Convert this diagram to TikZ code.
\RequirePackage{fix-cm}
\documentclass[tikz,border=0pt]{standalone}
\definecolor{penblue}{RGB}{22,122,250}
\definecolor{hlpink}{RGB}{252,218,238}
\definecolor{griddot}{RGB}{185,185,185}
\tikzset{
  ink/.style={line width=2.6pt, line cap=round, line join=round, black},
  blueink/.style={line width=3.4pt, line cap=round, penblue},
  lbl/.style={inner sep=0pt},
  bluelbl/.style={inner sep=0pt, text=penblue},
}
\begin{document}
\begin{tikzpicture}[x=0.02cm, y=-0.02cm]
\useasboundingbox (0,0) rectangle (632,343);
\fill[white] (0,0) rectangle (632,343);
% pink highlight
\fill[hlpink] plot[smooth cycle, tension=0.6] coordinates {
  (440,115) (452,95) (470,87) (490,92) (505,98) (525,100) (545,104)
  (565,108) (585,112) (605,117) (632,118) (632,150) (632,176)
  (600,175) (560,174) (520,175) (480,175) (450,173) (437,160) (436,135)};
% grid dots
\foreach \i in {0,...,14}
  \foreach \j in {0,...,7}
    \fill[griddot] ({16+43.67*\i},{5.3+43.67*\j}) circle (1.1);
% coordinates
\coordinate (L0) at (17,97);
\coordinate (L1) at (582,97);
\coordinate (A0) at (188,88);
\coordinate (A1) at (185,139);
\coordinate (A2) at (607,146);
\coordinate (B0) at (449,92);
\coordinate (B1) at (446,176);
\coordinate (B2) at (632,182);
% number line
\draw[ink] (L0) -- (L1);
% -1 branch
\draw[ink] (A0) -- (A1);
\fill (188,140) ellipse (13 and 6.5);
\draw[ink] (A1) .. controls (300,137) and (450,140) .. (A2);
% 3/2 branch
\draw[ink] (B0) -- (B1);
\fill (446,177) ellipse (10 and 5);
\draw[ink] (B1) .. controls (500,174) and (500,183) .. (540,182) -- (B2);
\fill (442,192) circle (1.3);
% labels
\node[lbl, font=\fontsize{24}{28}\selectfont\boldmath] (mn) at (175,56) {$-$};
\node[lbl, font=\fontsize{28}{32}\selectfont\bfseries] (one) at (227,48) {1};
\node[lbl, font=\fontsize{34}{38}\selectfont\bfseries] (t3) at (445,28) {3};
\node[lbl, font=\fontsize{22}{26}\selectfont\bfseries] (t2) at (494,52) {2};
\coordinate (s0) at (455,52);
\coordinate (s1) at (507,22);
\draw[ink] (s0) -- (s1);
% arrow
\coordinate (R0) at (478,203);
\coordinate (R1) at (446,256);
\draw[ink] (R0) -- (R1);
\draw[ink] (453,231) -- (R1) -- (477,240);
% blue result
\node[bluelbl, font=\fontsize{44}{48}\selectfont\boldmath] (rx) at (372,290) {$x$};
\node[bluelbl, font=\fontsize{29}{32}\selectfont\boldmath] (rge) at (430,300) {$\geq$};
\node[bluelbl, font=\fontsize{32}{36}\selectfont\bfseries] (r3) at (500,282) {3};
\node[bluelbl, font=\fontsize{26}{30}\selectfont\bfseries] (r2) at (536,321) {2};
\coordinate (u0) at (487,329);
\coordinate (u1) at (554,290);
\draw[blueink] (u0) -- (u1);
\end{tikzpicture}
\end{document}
----
* What this task involves
Retype the material above, line by line, exactly.

* Answer to the task
Convert this diagram to TikZ code.
\RequirePackage{fix-cm}
\documentclass[tikz,border=0pt]{standalone}
\definecolor{penblue}{RGB}{22,122,250}
\definecolor{hlpink}{RGB}{252,218,238}
\definecolor{griddot}{RGB}{185,185,185}
\tikzset{
  ink/.style={line width=2.6pt, line cap=round, line join=round, black},
  blueink/.style={line width=3.4pt, line cap=round, penblue},
  lbl/.style={inner sep=0pt},
  bluelbl/.style={inner sep=0pt, text=penblue},
}
\begin{document}
\begin{tikzpicture}[x=0.02cm, y=-0.02cm]
\useasboundingbox (0,0) rectangle (632,343);
\fill[white] (0,0) rectangle (632,343);
% pink highlight
\fill[hlpink] plot[smooth cycle, tension=0.6] coordinates {
  (440,115) (452,95) (470,87) (490,92) (505,98) (525,100) (545,104)
  (565,108) (585,112) (605,117) (632,118) (632,150) (632,176)
  (600,175) (560,174) (520,175) (480,175) (450,173) (437,160) (436,135)};
% grid dots
\foreach \i in {0,...,14}
  \foreach \j in {0,...,7}
    \fill[griddot] ({16+43.67*\i},{5.3+43.67*\j}) circle (1.1);
% coordinates
\coordinate (L0) at (17,97);
\coordinate (L1) at (582,97);
\coordinate (A0) at (188,88);
\coordinate (A1) at (185,139);
\coordinate (A2) at (607,146);
\coordinate (B0) at (449,92);
\coordinate (B1) at (446,176);
\coordinate (B2) at (632,182);
% number line
\draw[ink] (L0) -- (L1);
% -1 branch
\draw[ink] (A0) -- (A1);
\fill (188,140) ellipse (13 and 6.5);
\draw[ink] (A1) .. controls (300,137) and (450,140) .. (A2);
% 3/2 branch
\draw[ink] (B0) -- (B1);
\fill (446,177) ellipse (10 and 5);
\draw[ink] (B1) .. controls (500,174) and (500,183) .. (540,182) -- (B2);
\fill (442,192) circle (1.3);
% labels
\node[lbl, font=\fontsize{24}{28}\selectfont\boldmath] (mn) at (175,56) {$-$};
\node[lbl, font=\fontsize{28}{32}\selectfont\bfseries] (one) at (227,48) {1};
\node[lbl, font=\fontsize{34}{38}\selectfont\bfseries] (t3) at (445,28) {3};
\node[lbl, font=\fontsize{22}{26}\selectfont\bfseries] (t2) at (494,52) {2};
\coordinate (s0) at (455,52);
\coordinate (s1) at (507,22);
\draw[ink] (s0) -- (s1);
% arrow
\coordinate (R0) at (478,203);
\coordinate (R1) at (446,256);
\draw[ink] (R0) -- (R1);
\draw[ink] (453,231) -- (R1) -- (477,240);
% blue result
\node[bluelbl, font=\fontsize{44}{48}\selectfont\boldmath] (rx) at (372,290) {$x$};
\node[bluelbl, font=\fontsize{29}{32}\selectfont\boldmath] (rge) at (430,300) {$\geq$};
\node[bluelbl, font=\fontsize{32}{36}\selectfont\bfseries] (r3) at (500,282) {3};
\node[bluelbl, font=\fontsize{26}{30}\selectfont\bfseries] (r2) at (536,321) {2};
\coordinate (u0) at (487,329);
\coordinate (u1) at (554,290);
\draw[blueink] (u0) -- (u1);
\end{tikzpicture}
\end{document}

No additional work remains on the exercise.